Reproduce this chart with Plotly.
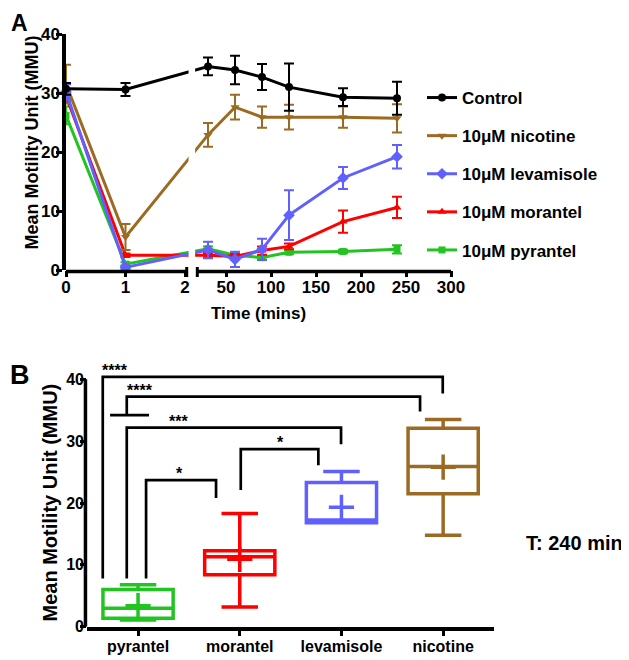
import plotly.graph_objects as go

W, H = 629, 660
PAGE_OFF = 8  # default page body margin
FW, FH = W - PAGE_OFF, H - PAGE_OFF
FONT = "Liberation Sans"

# ---------------- Panel A data ----------------
times = [0, 1, 30, 60, 90, 120, 180, 240]
control = [30.7, 30.6, 34.5, 33.9, 32.7, 31.0, 29.3, 29.1]
control_err = [1.0, 1.1, 1.5, 2.4, 2.2, 4.0, 1.5, 2.8]
nicotine = [31.5, 5.6, 22.9, 27.6, 25.9, 25.9, 25.9, 25.7]
nicotine_err = [3.3, 2.2, 2.0, 2.1, 1.8, 2.1, 1.8, 2.4]
levamisole = [30.2, 0.45, 3.4, 1.8, 3.5, 9.3, 15.6, 19.2]
levamisole_err = [1.3, 0.3, 1.4, 1.3, 1.8, 4.2, 1.85, 2.0]
morantel = [29.5, 2.5, 2.5, 2.3, 3.3, 4.0, 8.2, 10.6]
morantel_err = [1.0, 0.3, 0.4, 0.4, 0.7, 0.5, 1.9, 1.8]
pyrantel = [26.2, 1.0, 3.6, 2.5, 2.1, 3.0, 3.15, 3.5]
pyrantel_err = [1.5, 0.3, 0.4, 0.3, 0.3, 0.3, 0.3, 0.7]

series_names = ["Control", "10\u03bcM nicotine", "10\u03bcM levamisole",
                "10\u03bcM morantel", "10\u03bcM pyrantel"]
x_ticks_seg1 = [0, 1, 2]
x_ticks_seg2 = [50, 100, 150, 200, 250, 300]
y_ticks = [0, 10, 20, 30, 40]

# ---------------- Panel B data ----------------
drugs = ["pyrantel", "morantel", "levamisole", "nicotine"]
q1 = [1.35, 8.4, 16.8, 21.5]
median = [3.0, 11.3, 17.25, 25.9]
q3 = [6.0, 12.3, 23.3, 32.1]
lower = [1.1, 3.2, 16.8, 14.8]
upper = [6.8, 18.3, 25.1, 33.5]
means = [3.4, 10.9, 19.3, 25.8]

# significance brackets: (x_left, y_left_bottom, y_top, x_right, y_right_bottom, label, label_x)
brackets = [
    (-0.347, 7.8, 40.4, 2.996, 37.7, "****", -0.226),
    (-0.111, 34.2, 37.2, 2.773, 34.8, "****", 0.02),
    (-0.111, 7.8, 32.2, 1.996, 29.5, "***", 0.40),
    (0.079, 7.8, 23.7, 0.767, 20.8, "*", 0.41),
    (1.010, 22.1, 28.7, 1.773, 26.1, "*", 1.40),
]
extra_tick = (-0.275, 0.108, 34.2)

# ---------------- styling ----------------
C_BLACK = "#000000"
C_BROWN = "#9B6B24"
C_BLUE = "#6060FF"
C_RED = "#FF0000"
C_GREEN = "#22C422"


def px_x(px):
    return (px - PAGE_OFF) / FW


def px_y(py):
    return 1 - (py - PAGE_OFF) / FH


# broken x axis: segment 1 (0-2) and segment 2 (minutes)
SEG1_PX = 59.5
SEG2_OFFSET = 1.933
SEG2_SCALE = 0.9 / SEG1_PX


def tx(t):
    return t if t <= 2 else SEG2_OFFSET + t * SEG2_SCALE


X_END = tx(300)

A_LEFT, A_RIGHT, A_TOP, A_BOT = 66, 451, 34, 270
B_LEFT, B_RIGHT, B_TOP, B_BOT = 87.2, 494, 354.6, 626.7

fig = go.Figure()

trace_specs = [
    (pyrantel, pyrantel_err, C_GREEN, "square", 7, 4),
    (morantel, morantel_err, C_RED, "triangle-up", 8, 3),
    (nicotine, nicotine_err, C_BROWN, "triangle-down", 8, 1),
    (levamisole, levamisole_err, C_BLUE, "diamond", 9, 2),
    (control, control_err, C_BLACK, "circle", 8, 0),
]
for vals, errs, col, sym, size, rank in trace_specs:
    fig.add_trace(go.Scatter(
        x=[tx(t) for t in times], y=vals,
        mode="lines+markers",
        name=series_names[rank],
        legendgroup=series_names[rank],
        legendrank=rank + 1,
        line=dict(color=col, width=3),
        marker=dict(symbol=sym, size=size, color=col),
        error_y=dict(type="data", array=errs, color=col, thickness=2, width=5),
        xaxis="x", yaxis="y",
        cliponaxis=False,
    ))

# Panel B boxes
box_colors = [C_GREEN, C_RED, C_BLUE, C_BROWN]
for i, d in enumerate(drugs):
    fig.add_trace(go.Box(
        x=[d], q1=[q1[i]], median=[median[i]], q3=[q3[i]],
        lowerfence=[lower[i]], upperfence=[upper[i]],
        boxpoints=False, line=dict(color=box_colors[i], width=3.5),
        fillcolor="rgba(0,0,0,0)", whiskerwidth=0.52, width=0.69,
        xaxis="x2", yaxis="y2", showlegend=False, hoverinfo="skip",
    ))
fig.add_trace(go.Scatter(
    x=drugs, y=means, mode="markers",
    marker=dict(symbol="cross-thin", size=18,
                line=dict(width=3.5, color=box_colors)),
    xaxis="x2", yaxis="y2", showlegend=False, hoverinfo="skip",
))

shapes = []
# white break band in panel A
shapes.append(dict(type="rect", xref="x", yref="paper", x0=2.06, x1=2.17,
                   y0=px_y(A_BOT - 1), y1=px_y(A_TOP), fillcolor="white",
                   line=dict(width=0), layer="above"))
# broken x axis line segments
ax_y = px_y(A_BOT + 1.6)
shapes.append(dict(type="line", xref="x", yref="paper", x0=0, x1=2.029,
                   y0=ax_y, y1=ax_y, line=dict(color="black", width=3.5)))
shapes.append(dict(type="line", xref="x", yref="paper", x0=2.207, x1=X_END,
                   y0=ax_y, y1=ax_y, line=dict(color="black", width=3.5)))
for xb in (2.029, 2.207):
    shapes.append(dict(type="line", xref="x", yref="paper", x0=xb, x1=xb,
                       y0=px_y(A_BOT - 3), y1=px_y(A_BOT + 7),
                       line=dict(color="black", width=3)))
# panel B y axis line (0-40)
shapes.append(dict(type="line", xref="paper", yref="y2",
                   x0=px_x(B_LEFT - 1.75), x1=px_x(B_LEFT - 1.75), y0=0, y1=40,
                   line=dict(color="black", width=3.5)))
# brackets
annotations = []
for xl, ylb, yt, xr, yrb, lab, lx in brackets:
    shapes.append(dict(type="path", xref="x2", yref="y2",
                       path=f"M {xl},{ylb} L {xl},{yt} L {xr},{yt} L {xr},{yrb}",
                       line=dict(color="black", width=2.7)))
    annotations.append(dict(x=lx, y=yt, xref="x2", yref="y2", text=lab,
                            showarrow=False, yanchor="bottom", yshift=-4,
                            font=dict(family=FONT, size=16, color="black",
                                      weight="bold")))
shapes.append(dict(type="line", xref="x2", yref="y2", x0=extra_tick[0],
                   x1=extra_tick[1], y0=extra_tick[2], y1=extra_tick[2],
                   line=dict(color="black", width=2.7)))


def text_ann(txt, x, y, size, angle=0):
    return dict(text=txt, x=px_x(x), y=px_y(y), xref="paper", yref="paper",
                showarrow=False, textangle=angle, xanchor="center",
                yanchor="middle",
                font=dict(family=FONT, size=size, color="black", weight="bold"))


annotations += [
    text_ann("A", 19, 23, 23),
    text_ann("B", 20, 375, 27),
    text_ann("Mean Motility Unit (MMU)", 31.5, 143, 18, -90),
    text_ann("Time (mins)", 258, 313, 17),
    text_ann("Mean Motility Unit (MMU)", 49.5, 503, 20, -90),
    text_ann("T: 240 min", 574, 543, 20),
]

tickfont_a = dict(family=FONT, size=17, color="black", weight="bold")
tickfont_b = dict(family=FONT, size=16, color="black", weight="bold")

fig.update_layout(
    template="none",
    width=FW, height=FH,
    margin=dict(l=0, r=0, t=0, b=0, autoexpand=False),
    paper_bgcolor="white", plot_bgcolor="white",
    boxmode="overlay",
    showlegend=True,
    legend=dict(x=px_x(422), y=px_y(80), xanchor="left", yanchor="top",
                font=dict(family=FONT, size=17, color="black", weight="bold"),
                tracegroupgap=13, itemwidth=30, bgcolor="rgba(0,0,0,0)"),
    xaxis=dict(domain=[px_x(A_LEFT), px_x(A_RIGHT)], range=[0, X_END],
               showgrid=False, zeroline=False, showline=False, automargin=False,
               tickmode="array",
               tickvals=[tx(t) for t in x_ticks_seg1] + [tx(t) for t in x_ticks_seg2],
               ticktext=[str(t) for t in x_ticks_seg1] + [str(t) for t in x_ticks_seg2],
               ticks="outside", ticklen=6, tickwidth=3, tickcolor="black",
               ticklabelstandoff=-4,
               tickfont=tickfont_a, anchor="y"),
    yaxis=dict(domain=[px_y(A_BOT), px_y(A_TOP)], range=[0, 40],
               showgrid=False, zeroline=False, showline=True, automargin=False,
               linecolor="black", linewidth=3.5,
               tickmode="array", tickvals=y_ticks,
               ticks="outside", ticklen=6, tickwidth=3, tickcolor="black",
               ticklabelstandoff=-7,
               tickfont=tickfont_a, anchor="x"),
    xaxis2=dict(domain=[px_x(B_LEFT), px_x(B_RIGHT)], range=[-0.5, 3.5],
                type="category", categoryorder="array", categoryarray=drugs,
                showgrid=False, zeroline=False, showline=True, automargin=False,
                linecolor="black", linewidth=3.5,
                ticks="outside", ticklen=6, tickwidth=3, tickcolor="black",
                ticklabelstandoff=-4,
                tickfont=tickfont_b, anchor="y2"),
    yaxis2=dict(domain=[px_y(B_BOT), px_y(B_TOP)], range=[0, 44],
                showgrid=False, zeroline=False, showline=False, automargin=False,
                tickmode="array", tickvals=y_ticks,
                ticks="outside", ticklen=6, tickwidth=3, tickcolor="black",
                ticklabelstandoff=-7,
                tickfont=tickfont_b, anchor="x2"),
    shapes=shapes,
    annotations=annotations,
)

fig.write_html("out.html")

_ _ _ _

_What you are asked to do_
Starting with the first line of the data above and ending with the line containing "y_ticks = [0, 10, 20, 30, 40]", please restate every line exactly, leaving images out.

_Expected answer_
Reproduce this chart with Plotly.
import plotly.graph_objects as go

W, H = 629, 660
PAGE_OFF = 8  # default page body margin
FW, FH = W - PAGE_OFF, H - PAGE_OFF
FONT = "Liberation Sans"

# ---------------- Panel A data ----------------
times = [0, 1, 30, 60, 90, 120, 180, 240]
control = [30.7, 30.6, 34.5, 33.9, 32.7, 31.0, 29.3, 29.1]
control_err = [1.0, 1.1, 1.5, 2.4, 2.2, 4.0, 1.5, 2.8]
nicotine = [31.5, 5.6, 22.9, 27.6, 25.9, 25.9, 25.9, 25.7]
nicotine_err = [3.3, 2.2, 2.0, 2.1, 1.8, 2.1, 1.8, 2.4]
levamisole = [30.2, 0.45, 3.4, 1.8, 3.5, 9.3, 15.6, 19.2]
levamisole_err = [1.3, 0.3, 1.4, 1.3, 1.8, 4.2, 1.85, 2.0]
morantel = [29.5, 2.5, 2.5, 2.3, 3.3, 4.0, 8.2, 10.6]
morantel_err = [1.0, 0.3, 0.4, 0.4, 0.7, 0.5, 1.9, 1.8]
pyrantel = [26.2, 1.0, 3.6, 2.5, 2.1, 3.0, 3.15, 3.5]
pyrantel_err = [1.5, 0.3, 0.4, 0.3, 0.3, 0.3, 0.3, 0.7]

series_names = ["Control", "10\u03bcM nicotine", "10\u03bcM levamisole",
                "10\u03bcM morantel", "10\u03bcM pyrantel"]
x_ticks_seg1 = [0, 1, 2]
x_ticks_seg2 = [50, 100, 150, 200, 250, 300]
y_ticks = [0, 10, 20, 30, 40]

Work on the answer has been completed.